Various reasons impose some limitations on xmlbase which are described below.

Execution speed

xmlbase is written in Perl, and although Perl scripts are known for speedy execution, this limits xmlbase's usefulness for large databases notably. You shouldn't try to manage databases with more than some hundred records with xmlbase unless you have a really fast machine. However, xmlbase scales reasonably well with growing databases, and the maximum amount of records largely depends on the complexity of the record structure and your arbitary demands on the system's reaction speed.

Supported XML subset

xmlbase's XML parser only supports a subset of valid XML. You will be able to feed XML files created and maintained by xmlbase into any other program accepting valid (or well-formed) XML, but you probably cannot successfully make xmlbase use an arbitary XML file produced by some other program.

  1. Processing instructions (PIs) are supported only (that is, maintained between rewrites of the file and ignored otherwise) at the very beginning and the very end of the file. SGML comments are not supported at all.

  2. As the XML prolog declaration is ignored, the the only charset used and supported by xmlbase is ISO-8859-1.

  3. Empty-element tags (not to be confused with a start-tag immediately followed by an end tag) are not supported.

  4. Nested tags must have different names; it is not possible to nest a tag inside another tag of the same name.
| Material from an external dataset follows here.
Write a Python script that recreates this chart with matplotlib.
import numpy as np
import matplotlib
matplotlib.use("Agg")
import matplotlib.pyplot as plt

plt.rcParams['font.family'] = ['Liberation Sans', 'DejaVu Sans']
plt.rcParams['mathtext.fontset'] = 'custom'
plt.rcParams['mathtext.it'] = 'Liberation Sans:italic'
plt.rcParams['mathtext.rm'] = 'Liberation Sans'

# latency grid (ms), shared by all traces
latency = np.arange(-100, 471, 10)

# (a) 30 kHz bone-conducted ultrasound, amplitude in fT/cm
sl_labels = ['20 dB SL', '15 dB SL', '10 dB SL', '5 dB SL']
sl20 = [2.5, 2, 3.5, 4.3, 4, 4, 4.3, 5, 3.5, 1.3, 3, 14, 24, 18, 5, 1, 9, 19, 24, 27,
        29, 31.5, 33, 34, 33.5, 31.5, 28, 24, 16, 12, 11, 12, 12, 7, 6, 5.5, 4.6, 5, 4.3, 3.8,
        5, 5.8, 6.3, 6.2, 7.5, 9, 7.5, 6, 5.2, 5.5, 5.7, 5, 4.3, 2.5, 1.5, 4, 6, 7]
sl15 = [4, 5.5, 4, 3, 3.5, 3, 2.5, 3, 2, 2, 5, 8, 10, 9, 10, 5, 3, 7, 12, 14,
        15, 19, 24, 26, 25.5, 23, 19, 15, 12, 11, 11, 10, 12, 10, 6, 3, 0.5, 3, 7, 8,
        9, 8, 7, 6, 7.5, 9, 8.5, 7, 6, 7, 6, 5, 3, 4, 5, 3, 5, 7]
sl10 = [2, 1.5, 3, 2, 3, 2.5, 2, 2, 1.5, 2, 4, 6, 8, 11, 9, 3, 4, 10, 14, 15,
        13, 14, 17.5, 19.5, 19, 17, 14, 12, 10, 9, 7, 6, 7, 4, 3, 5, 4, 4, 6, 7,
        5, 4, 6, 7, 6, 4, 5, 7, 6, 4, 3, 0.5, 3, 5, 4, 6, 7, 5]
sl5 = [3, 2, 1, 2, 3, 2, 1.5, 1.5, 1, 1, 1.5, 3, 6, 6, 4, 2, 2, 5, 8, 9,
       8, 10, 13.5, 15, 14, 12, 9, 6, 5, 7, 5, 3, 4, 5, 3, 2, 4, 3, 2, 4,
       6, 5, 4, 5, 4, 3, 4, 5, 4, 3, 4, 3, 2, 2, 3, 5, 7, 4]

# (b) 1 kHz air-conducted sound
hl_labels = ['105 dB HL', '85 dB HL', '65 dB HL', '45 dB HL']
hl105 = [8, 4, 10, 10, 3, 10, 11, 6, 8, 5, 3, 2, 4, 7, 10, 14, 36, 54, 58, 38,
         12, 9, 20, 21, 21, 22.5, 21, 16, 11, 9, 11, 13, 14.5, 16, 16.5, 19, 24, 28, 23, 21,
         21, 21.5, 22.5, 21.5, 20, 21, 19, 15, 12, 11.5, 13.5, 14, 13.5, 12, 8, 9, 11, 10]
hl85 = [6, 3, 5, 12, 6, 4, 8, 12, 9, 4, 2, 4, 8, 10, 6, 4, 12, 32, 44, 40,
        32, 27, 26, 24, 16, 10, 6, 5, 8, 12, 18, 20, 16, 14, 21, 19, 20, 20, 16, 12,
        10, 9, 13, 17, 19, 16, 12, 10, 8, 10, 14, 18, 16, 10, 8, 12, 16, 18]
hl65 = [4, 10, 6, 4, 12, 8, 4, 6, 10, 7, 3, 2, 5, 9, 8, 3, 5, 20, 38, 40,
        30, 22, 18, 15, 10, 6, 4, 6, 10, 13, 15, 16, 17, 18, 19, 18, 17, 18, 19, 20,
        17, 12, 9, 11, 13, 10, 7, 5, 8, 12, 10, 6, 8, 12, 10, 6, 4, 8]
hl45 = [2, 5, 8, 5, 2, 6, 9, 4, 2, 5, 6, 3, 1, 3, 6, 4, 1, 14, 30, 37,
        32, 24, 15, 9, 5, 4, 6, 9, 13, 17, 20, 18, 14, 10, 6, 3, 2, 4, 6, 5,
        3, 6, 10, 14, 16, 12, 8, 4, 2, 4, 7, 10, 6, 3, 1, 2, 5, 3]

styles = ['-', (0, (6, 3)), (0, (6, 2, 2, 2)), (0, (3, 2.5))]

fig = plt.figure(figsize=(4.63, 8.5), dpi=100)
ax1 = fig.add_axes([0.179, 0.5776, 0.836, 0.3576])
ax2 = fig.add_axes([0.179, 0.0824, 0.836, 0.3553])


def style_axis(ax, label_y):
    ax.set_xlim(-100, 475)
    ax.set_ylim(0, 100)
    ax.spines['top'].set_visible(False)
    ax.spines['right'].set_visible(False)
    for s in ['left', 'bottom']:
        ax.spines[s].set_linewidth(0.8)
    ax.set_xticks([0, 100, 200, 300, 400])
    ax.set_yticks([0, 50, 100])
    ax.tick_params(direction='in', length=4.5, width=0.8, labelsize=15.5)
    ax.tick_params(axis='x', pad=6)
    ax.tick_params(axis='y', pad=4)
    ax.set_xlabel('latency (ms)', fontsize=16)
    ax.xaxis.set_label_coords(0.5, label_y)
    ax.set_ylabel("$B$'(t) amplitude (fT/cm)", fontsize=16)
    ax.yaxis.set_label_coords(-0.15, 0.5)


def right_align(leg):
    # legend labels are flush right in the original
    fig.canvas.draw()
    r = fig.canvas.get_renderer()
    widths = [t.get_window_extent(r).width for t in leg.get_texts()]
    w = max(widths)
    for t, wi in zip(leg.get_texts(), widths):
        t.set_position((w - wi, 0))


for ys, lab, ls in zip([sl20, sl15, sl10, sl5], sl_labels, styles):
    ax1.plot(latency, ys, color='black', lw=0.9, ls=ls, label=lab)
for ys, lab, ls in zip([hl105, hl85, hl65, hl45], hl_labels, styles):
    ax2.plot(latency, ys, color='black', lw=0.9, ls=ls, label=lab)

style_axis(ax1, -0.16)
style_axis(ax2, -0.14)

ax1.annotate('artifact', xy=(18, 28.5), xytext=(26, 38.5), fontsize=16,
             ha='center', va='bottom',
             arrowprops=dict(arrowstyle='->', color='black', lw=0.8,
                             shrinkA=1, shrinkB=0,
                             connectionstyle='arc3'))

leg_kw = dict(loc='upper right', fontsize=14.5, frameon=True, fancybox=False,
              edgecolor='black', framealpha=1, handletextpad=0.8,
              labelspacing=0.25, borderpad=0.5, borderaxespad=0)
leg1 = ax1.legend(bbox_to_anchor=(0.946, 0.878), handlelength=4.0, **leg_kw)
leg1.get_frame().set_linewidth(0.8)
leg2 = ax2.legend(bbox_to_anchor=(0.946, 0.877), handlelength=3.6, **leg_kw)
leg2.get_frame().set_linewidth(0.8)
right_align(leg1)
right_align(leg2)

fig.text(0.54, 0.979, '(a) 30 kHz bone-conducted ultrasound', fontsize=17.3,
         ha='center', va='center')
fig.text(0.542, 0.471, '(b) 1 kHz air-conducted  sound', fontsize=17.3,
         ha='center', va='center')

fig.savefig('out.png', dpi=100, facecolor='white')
  5. The tag and attribute names content and parent are reserved and cannot be used as they have a special meaning in xmlbase. permission cannot be used as an attribute name of a second-level tag or as a third-level tag name due to the same reasons.

Apart from that, xmlbase's XML parser is fairly error tolerant to things like missing end-tags and missing quotes around attribute values.

Security considerations

xmlbase's authentication mechanisms are not designed to protect top-secret data, but they are reasonably secure in most other cases. xmlbase employs a simple user/password authentication scheme; once a user has been authenticated, he or she is recognized by user name and IP address on subsequent requests until a session times out or the user expressly logs out.

This IP-based recognition method may impose a security leak if an IP address is likely to be used by more than one machine while a valid user is authenticated with xmlbase. This happens when the user connects to the internet sharing a proxy server with other users. However, provided an attacker had access to a machine using the same IP address, he or she would still need to know the user name to exploit this weakness.